Real Canadian Wholesalers (Similar to Real Canadian Superstore). Both Owned by Loblaw's. Hope that helps.
Thanks for the reply Brad. I have a background in chemistry, so I was picturing ammonium hydroxide (lab grade, caustic), but then realized I couldn't find it as a cleaner so I thought maybe it was a nomenclature thing since NH3 + H2O <-> NH4OH.
I did find a company in Canada that supplies it, but only in Canada (unless I buy a truckload!). I will keep looking, but anyone in the US that can offer tips on a source, please let me know (I know of most of the lab supply houses, but they are generally pretty expensive when you want very pure/food grade solutions).
-Mike
I have been told by a notable chocolatier not to wash them out but polish with a shammy cloth. If you cleam them too often, more than monthly you will break down the polycarbonate .

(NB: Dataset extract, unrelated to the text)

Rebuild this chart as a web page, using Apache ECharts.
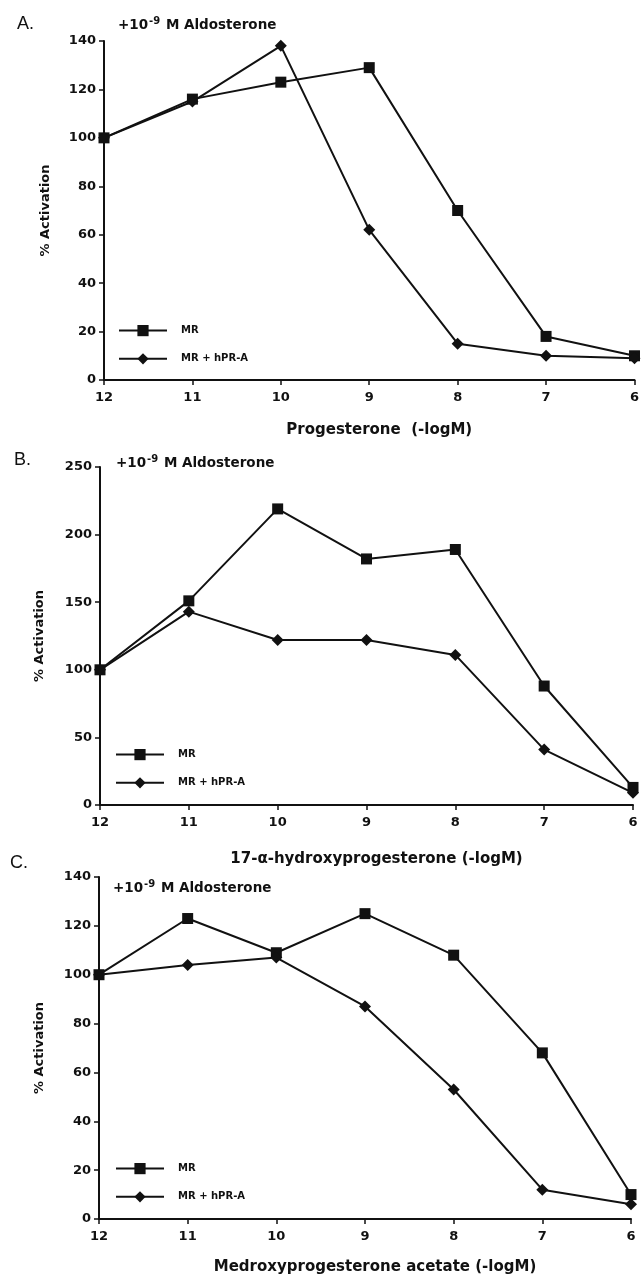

There's a difference between ammonia and ammonium hydroxide. I don't know that I would recommend ammonia. I buy our ammonium hydroxicefrom a local commercial food wholesale store.

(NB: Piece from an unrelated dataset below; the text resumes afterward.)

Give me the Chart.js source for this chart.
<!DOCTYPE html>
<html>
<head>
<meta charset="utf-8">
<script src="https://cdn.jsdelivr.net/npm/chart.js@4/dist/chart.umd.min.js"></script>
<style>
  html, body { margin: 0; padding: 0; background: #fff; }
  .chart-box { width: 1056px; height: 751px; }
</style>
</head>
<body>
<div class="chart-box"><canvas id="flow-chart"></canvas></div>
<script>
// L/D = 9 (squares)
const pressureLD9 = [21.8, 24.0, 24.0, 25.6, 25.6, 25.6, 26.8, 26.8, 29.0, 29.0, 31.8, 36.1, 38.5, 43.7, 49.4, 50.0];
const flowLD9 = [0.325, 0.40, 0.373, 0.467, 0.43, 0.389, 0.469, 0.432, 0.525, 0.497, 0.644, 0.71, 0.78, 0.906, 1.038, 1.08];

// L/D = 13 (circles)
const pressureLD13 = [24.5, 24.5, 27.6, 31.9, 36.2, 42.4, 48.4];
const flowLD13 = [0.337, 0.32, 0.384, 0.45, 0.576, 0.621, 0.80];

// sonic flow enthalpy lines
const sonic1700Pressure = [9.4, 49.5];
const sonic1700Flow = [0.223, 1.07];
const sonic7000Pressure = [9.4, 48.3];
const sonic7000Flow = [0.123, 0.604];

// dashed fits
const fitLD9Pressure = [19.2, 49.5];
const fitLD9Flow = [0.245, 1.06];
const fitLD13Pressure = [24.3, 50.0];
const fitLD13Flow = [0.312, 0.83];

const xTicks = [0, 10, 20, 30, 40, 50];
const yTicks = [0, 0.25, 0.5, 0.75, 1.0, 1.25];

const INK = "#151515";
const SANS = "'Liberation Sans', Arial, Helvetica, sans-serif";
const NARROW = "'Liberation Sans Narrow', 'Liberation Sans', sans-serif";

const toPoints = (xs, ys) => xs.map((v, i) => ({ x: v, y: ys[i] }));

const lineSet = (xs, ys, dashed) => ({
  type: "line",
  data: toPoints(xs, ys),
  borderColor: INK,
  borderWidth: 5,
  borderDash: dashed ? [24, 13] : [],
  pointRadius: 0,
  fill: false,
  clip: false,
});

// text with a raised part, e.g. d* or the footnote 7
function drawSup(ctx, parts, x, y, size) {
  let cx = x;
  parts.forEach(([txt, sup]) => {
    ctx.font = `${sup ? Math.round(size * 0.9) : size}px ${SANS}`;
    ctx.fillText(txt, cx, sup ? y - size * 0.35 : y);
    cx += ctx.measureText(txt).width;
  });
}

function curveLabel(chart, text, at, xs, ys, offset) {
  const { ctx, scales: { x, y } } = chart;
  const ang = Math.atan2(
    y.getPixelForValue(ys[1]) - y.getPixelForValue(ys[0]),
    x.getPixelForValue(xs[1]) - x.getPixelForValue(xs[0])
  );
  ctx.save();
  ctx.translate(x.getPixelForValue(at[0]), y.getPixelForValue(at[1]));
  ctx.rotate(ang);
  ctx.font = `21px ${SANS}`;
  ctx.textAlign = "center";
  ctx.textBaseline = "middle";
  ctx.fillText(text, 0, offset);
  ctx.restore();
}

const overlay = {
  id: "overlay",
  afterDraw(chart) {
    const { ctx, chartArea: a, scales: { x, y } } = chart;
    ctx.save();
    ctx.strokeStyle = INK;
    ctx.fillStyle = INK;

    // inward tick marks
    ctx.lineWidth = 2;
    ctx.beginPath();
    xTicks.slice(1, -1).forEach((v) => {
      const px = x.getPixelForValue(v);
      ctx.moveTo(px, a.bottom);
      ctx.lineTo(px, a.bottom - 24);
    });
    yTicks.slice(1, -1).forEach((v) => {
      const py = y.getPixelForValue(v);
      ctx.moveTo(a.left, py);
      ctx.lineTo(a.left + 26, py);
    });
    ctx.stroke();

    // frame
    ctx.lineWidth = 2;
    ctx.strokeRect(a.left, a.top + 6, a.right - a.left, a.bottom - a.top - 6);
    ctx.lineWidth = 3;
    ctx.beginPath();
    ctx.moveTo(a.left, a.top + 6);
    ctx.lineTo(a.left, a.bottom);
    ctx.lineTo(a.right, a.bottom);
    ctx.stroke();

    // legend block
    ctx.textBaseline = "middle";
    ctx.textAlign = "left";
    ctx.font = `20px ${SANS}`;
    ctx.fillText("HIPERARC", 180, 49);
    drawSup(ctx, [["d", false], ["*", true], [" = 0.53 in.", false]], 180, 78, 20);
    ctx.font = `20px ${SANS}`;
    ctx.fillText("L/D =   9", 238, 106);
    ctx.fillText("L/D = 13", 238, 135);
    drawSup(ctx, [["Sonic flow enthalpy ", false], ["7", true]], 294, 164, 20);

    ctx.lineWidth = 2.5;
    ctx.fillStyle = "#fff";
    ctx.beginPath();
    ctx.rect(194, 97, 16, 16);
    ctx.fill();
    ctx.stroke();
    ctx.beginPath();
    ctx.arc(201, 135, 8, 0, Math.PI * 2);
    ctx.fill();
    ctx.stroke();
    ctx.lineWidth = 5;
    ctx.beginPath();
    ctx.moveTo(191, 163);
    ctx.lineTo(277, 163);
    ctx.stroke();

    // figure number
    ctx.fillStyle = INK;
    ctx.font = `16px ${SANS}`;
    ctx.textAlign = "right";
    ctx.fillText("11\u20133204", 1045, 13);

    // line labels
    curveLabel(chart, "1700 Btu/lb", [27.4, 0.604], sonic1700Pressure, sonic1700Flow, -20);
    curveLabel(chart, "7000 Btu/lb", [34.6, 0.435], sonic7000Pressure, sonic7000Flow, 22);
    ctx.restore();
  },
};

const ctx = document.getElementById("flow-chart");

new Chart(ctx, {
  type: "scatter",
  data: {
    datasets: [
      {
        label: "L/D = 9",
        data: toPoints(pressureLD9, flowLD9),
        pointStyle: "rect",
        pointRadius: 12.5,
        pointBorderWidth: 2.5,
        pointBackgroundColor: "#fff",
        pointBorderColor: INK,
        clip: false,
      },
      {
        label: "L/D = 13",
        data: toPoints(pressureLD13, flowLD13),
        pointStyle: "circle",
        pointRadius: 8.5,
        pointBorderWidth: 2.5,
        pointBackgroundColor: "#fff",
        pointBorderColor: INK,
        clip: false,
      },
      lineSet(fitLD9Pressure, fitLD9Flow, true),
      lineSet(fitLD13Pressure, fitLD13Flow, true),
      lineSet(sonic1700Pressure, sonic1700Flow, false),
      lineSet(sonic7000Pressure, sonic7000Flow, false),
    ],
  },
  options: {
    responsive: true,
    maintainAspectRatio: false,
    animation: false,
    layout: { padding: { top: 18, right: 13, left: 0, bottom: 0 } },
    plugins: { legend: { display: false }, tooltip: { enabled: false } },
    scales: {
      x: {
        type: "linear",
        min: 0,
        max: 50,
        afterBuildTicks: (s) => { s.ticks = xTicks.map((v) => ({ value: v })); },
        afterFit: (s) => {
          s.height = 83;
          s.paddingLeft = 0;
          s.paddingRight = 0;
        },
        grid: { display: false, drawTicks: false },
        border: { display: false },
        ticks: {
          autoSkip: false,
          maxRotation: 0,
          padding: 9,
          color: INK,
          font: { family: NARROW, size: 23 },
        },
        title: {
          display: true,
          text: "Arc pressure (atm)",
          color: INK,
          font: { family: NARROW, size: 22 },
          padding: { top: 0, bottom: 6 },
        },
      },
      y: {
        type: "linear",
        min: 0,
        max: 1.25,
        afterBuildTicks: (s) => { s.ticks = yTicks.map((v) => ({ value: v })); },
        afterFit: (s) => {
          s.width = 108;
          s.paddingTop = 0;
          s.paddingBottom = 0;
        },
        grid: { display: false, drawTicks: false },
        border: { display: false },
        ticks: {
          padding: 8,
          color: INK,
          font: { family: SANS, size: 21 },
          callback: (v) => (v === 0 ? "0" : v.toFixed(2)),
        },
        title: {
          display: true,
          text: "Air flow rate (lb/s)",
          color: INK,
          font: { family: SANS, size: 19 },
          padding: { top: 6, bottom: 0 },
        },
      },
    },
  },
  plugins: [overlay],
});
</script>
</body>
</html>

In the past I've used full strength (from the bottle), and it did no harm to the molds.
Be sure to wear protective gloves though.
For those of you using ammonium hydroxide--are you buying it from a lab supply company or using ammonia from the hardware store? I tried some dilute ammonia and it didn't really cut the cocoa butter much, but i was worried about ruining my molds by using higher strength.
thanks
mike
Instead of cotton balls, try cotton dish towels. The very thin ones work well. We use the warming cabinet, then wipe away residue. Seem to work pretty well. We don't wash every time.
Ben
We also have release marks on our bars, and we leave overnight. The bars are released from the moulds but just seem to leave a mark, which intensifies after use - being in Scotland we dont ever have a cool issue! It may be the bars are cooling too fast if anything. The marks do rub off easily off, but annoying just the same. We use PETG moulds, and i know when we have tried polycarbonate, we dont have the same problem. Just the tooling costs for polycarbonate are a bit prohibitive - but thats where we are heading i think - to be rid of the release marks.